◆ Source material
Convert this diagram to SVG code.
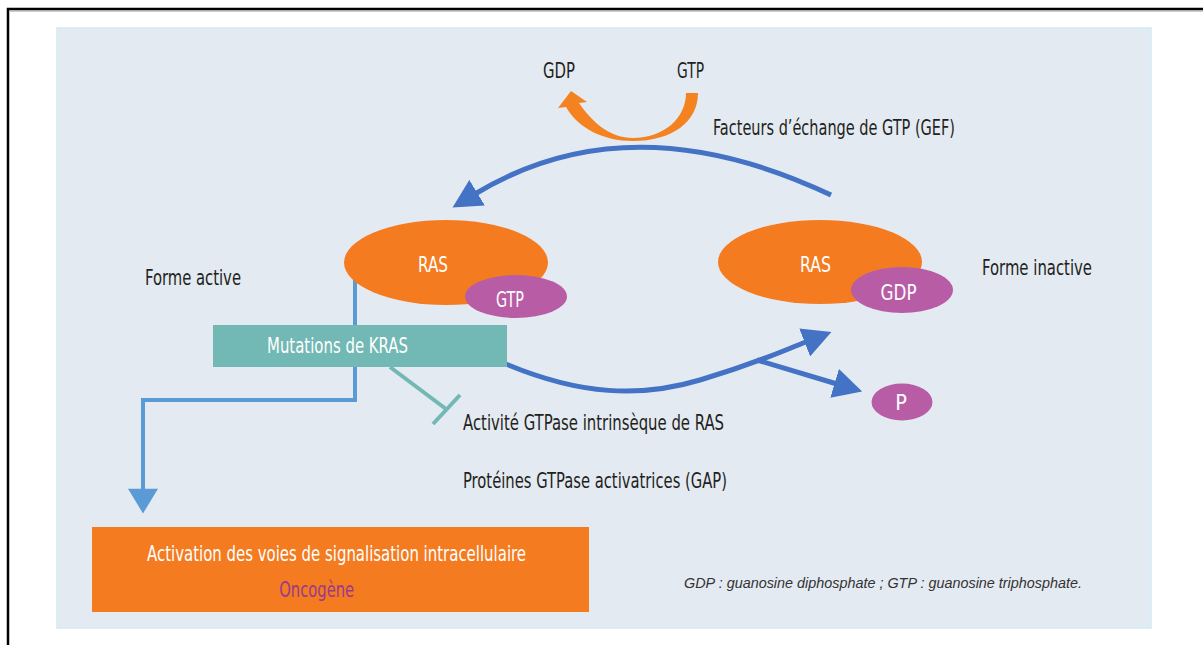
<svg xmlns="http://www.w3.org/2000/svg" width="1203" height="645" viewBox="0 0 1203 645">
<style>
text{font-family:"Liberation Sans Narrow","DejaVu Sans Condensed","Liberation Sans",sans-serif;font-size:21.5px;fill:#231f20}
.w{fill:#ffffff}
.c{text-anchor:middle}
.ras{fill:#f47b20}
.mag{fill:#b95ca6}
.blue{fill:none;stroke:#4472c4;stroke-width:5}
.lblue{fill:none;stroke:#5b9bd5;stroke-width:4}
.teal{fill:none;stroke:#72b8b4;stroke-width:4}
.legend{font-family:"Liberation Sans",sans-serif;font-size:15.5px;font-style:italic;fill:#333}
</style>
<defs>
<marker id="ah" markerUnits="userSpaceOnUse" markerWidth="30" markerHeight="30" refX="2" refY="12" orient="auto" viewBox="0 0 24 24">
<path d="M0,0 L23,12 L0,24 Z" fill="#4472c4"/>
</marker>
<marker id="ahl" markerUnits="userSpaceOnUse" markerWidth="30" markerHeight="30" refX="2" refY="14" orient="auto" viewBox="0 0 24 28">
<path d="M0,0 L23,14 L0,28 Z" fill="#5b9bd5"/>
</marker>
</defs>
<rect x="0" y="0" width="1203" height="645" fill="#ffffff"/>
<path d="M8 645 L8 9 L1203 9" fill="none" stroke="#000" stroke-width="2.5"/>
<line x1="10" y1="11" x2="1203" y2="11" stroke="#9a9a9a" stroke-width="1"/>
<rect id="panel" x="57" y="28" width="1094" height="600" fill="#e4eaf2" stroke="#d2ecf6" stroke-width="1.5"/>

<g id="connectors">
<polyline class="lblue" points="355,272 355,400 143,400 143,491" marker-end="url(#ahl)"/>
<path class="blue" d="M 831 195 Q 630 100 475 194" marker-end="url(#ah)"/>
<path class="blue" d="M 506 364 C 580 395, 640 398, 700 380 S 780 352, 807 341.5" marker-end="url(#ah)"/>
<path class="blue" d="M 757 360 L 837 384" marker-end="url(#ah)"/>
<g id="inhibition">
<line class="teal" x1="390" y1="367" x2="446" y2="409"/>
<line class="teal" x1="433" y1="424" x2="460" y2="395"/>
</g>
<path id="exchange" d="M 698 93 C 698 122, 672 141, 633 141 C 603 141, 578 128, 566 107 L 558 108 L 571 91 L 587 102 L 579 103 C 592 122, 610 138, 633 138 C 664 138, 686 118, 686 93 Z" fill="#f58220"/>
</g>

<g id="gdp-top"><text x="543" y="78" textLength="32" lengthAdjust="spacingAndGlyphs">GDP</text></g>
<g id="gtp-top"><text x="677" y="78" textLength="27" lengthAdjust="spacingAndGlyphs">GTP</text></g>
<g id="gef-label"><text x="713" y="135" textLength="242" lengthAdjust="spacingAndGlyphs">Facteurs d’échange de GTP (GEF)</text></g>

<g id="ras-active">
<ellipse class="ras" cx="446" cy="262.5" rx="102" ry="42.5"/>
<text class="w c" x="433" y="272" textLength="30" lengthAdjust="spacingAndGlyphs">RAS</text>
<ellipse class="mag" cx="516" cy="296.5" rx="51" ry="21.5"/>
<text class="w c" x="510" y="307" textLength="28" lengthAdjust="spacingAndGlyphs">GTP</text>
</g>
<g id="label-active"><text x="145" y="285" textLength="96" lengthAdjust="spacingAndGlyphs">Forme active</text></g>

<g id="ras-inactive">
<ellipse class="ras" cx="820" cy="262" rx="102" ry="42"/>
<text class="w c" x="815.5" y="272" textLength="31" lengthAdjust="spacingAndGlyphs">RAS</text>
<ellipse class="mag" cx="902" cy="290" rx="51" ry="23"/>
<text class="w c" x="898.5" y="300" textLength="36" lengthAdjust="spacingAndGlyphs">GDP</text>
</g>
<g id="label-inactive"><text x="982" y="275" textLength="110" lengthAdjust="spacingAndGlyphs">Forme inactive</text></g>

<g id="kras">
<rect x="213" y="325" width="294" height="42" fill="#72b8b4"/>
<text class="w" x="267" y="353" textLength="141" lengthAdjust="spacingAndGlyphs">Mutations de KRAS</text>
</g>

<g id="p-node">
<ellipse class="mag" cx="902" cy="402" rx="30.5" ry="18.5"/>
<text class="w c" x="901" y="410" font-size="18">P</text>
</g>

<g id="label-gtpase"><text x="463" y="430" textLength="261" lengthAdjust="spacingAndGlyphs">Activité GTPase intrinsèque de RAS</text></g>
<g id="label-gap"><text x="463" y="488" textLength="264" lengthAdjust="spacingAndGlyphs">Protéines GTPase activatrices (GAP)</text></g>

<g id="activation">
<rect x="92" y="527" width="497" height="85" fill="#f47b20"/>
<text class="w c" x="336.5" y="561" textLength="379" lengthAdjust="spacingAndGlyphs">Activation des voies de signalisation intracellulaire</text>
<text class="c" x="316.7" y="597" style="fill:#9b3a8a" textLength="75" lengthAdjust="spacingAndGlyphs">Oncogène</text>
</g>

<g id="legend"><text class="legend" x="684" y="588" textLength="398" lengthAdjust="spacingAndGlyphs">GDP : guanosine diphosphate ; GTP : guanosine triphosphate.</text></g>
</svg>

◆ Work instructions
Without including any pictures, print all of the material exactly as given.

◆ Result of the exercise
Convert this diagram to SVG code.
<svg xmlns="http://www.w3.org/2000/svg" width="1203" height="645" viewBox="0 0 1203 645">
<style>
text{font-family:"Liberation Sans Narrow","DejaVu Sans Condensed","Liberation Sans",sans-serif;font-size:21.5px;fill:#231f20}
.w{fill:#ffffff}
.c{text-anchor:middle}
.ras{fill:#f47b20}
.mag{fill:#b95ca6}
.blue{fill:none;stroke:#4472c4;stroke-width:5}
.lblue{fill:none;stroke:#5b9bd5;stroke-width:4}
.teal{fill:none;stroke:#72b8b4;stroke-width:4}
.legend{font-family:"Liberation Sans",sans-serif;font-size:15.5px;font-style:italic;fill:#333}
</style>
<defs>
<marker id="ah" markerUnits="userSpaceOnUse" markerWidth="30" markerHeight="30" refX="2" refY="12" orient="auto" viewBox="0 0 24 24">
<path d="M0,0 L23,12 L0,24 Z" fill="#4472c4"/>
</marker>
<marker id="ahl" markerUnits="userSpaceOnUse" markerWidth="30" markerHeight="30" refX="2" refY="14" orient="auto" viewBox="0 0 24 28">
<path d="M0,0 L23,14 L0,28 Z" fill="#5b9bd5"/>
</marker>
</defs>
<rect x="0" y="0" width="1203" height="645" fill="#ffffff"/>
<path d="M8 645 L8 9 L1203 9" fill="none" stroke="#000" stroke-width="2.5"/>
<line x1="10" y1="11" x2="1203" y2="11" stroke="#9a9a9a" stroke-width="1"/>
<rect id="panel" x="57" y="28" width="1094" height="600" fill="#e4eaf2" stroke="#d2ecf6" stroke-width="1.5"/>

<g id="connectors">
<polyline class="lblue" points="355,272 355,400 143,400 143,491" marker-end="url(#ahl)"/>
<path class="blue" d="M 831 195 Q 630 100 475 194" marker-end="url(#ah)"/>
<path class="blue" d="M 506 364 C 580 395, 640 398, 700 380 S 780 352, 807 341.5" marker-end="url(#ah)"/>
<path class="blue" d="M 757 360 L 837 384" marker-end="url(#ah)"/>
<g id="inhibition">
<line class="teal" x1="390" y1="367" x2="446" y2="409"/>
<line class="teal" x1="433" y1="424" x2="460" y2="395"/>
</g>
<path id="exchange" d="M 698 93 C 698 122, 672 141, 633 141 C 603 141, 578 128, 566 107 L 558 108 L 571 91 L 587 102 L 579 103 C 592 122, 610 138, 633 138 C 664 138, 686 118, 686 93 Z" fill="#f58220"/>
</g>

<g id="gdp-top"><text x="543" y="78" textLength="32" lengthAdjust="spacingAndGlyphs">GDP</text></g>
<g id="gtp-top"><text x="677" y="78" textLength="27" lengthAdjust="spacingAndGlyphs">GTP</text></g>
<g id="gef-label"><text x="713" y="135" textLength="242" lengthAdjust="spacingAndGlyphs">Facteurs d’échange de GTP (GEF)</text></g>

<g id="ras-active">
<ellipse class="ras" cx="446" cy="262.5" rx="102" ry="42.5"/>
<text class="w c" x="433" y="272" textLength="30" lengthAdjust="spacingAndGlyphs">RAS</text>
<ellipse class="mag" cx="516" cy="296.5" rx="51" ry="21.5"/>
<text class="w c" x="510" y="307" textLength="28" lengthAdjust="spacingAndGlyphs">GTP</text>
</g>
<g id="label-active"><text x="145" y="285" textLength="96" lengthAdjust="spacingAndGlyphs">Forme active</text></g>

<g id="ras-inactive">
<ellipse class="ras" cx="820" cy="262" rx="102" ry="42"/>
<text class="w c" x="815.5" y="272" textLength="31" lengthAdjust="spacingAndGlyphs">RAS</text>
<ellipse class="mag" cx="902" cy="290" rx="51" ry="23"/>
<text class="w c" x="898.5" y="300" textLength="36" lengthAdjust="spacingAndGlyphs">GDP</text>
</g>
<g id="label-inactive"><text x="982" y="275" textLength="110" lengthAdjust="spacingAndGlyphs">Forme inactive</text></g>

<g id="kras">
<rect x="213" y="325" width="294" height="42" fill="#72b8b4"/>
<text class="w" x="267" y="353" textLength="141" lengthAdjust="spacingAndGlyphs">Mutations de KRAS</text>
</g>

<g id="p-node">
<ellipse class="mag" cx="902" cy="402" rx="30.5" ry="18.5"/>
<text class="w c" x="901" y="410" font-size="18">P</text>
</g>

<g id="label-gtpase"><text x="463" y="430" textLength="261" lengthAdjust="spacingAndGlyphs">Activité GTPase intrinsèque de RAS</text></g>
<g id="label-gap"><text x="463" y="488" textLength="264" lengthAdjust="spacingAndGlyphs">Protéines GTPase activatrices (GAP)</text></g>

<g id="activation">
<rect x="92" y="527" width="497" height="85" fill="#f47b20"/>
<text class="w c" x="336.5" y="561" textLength="379" lengthAdjust="spacingAndGlyphs">Activation des voies de signalisation intracellulaire</text>
<text class="c" x="316.7" y="597" style="fill:#9b3a8a" textLength="75" lengthAdjust="spacingAndGlyphs">Oncogène</text>
</g>

<g id="legend"><text class="legend" x="684" y="588" textLength="398" lengthAdjust="spacingAndGlyphs">GDP : guanosine diphosphate ; GTP : guanosine triphosphate.</text></g>
</svg>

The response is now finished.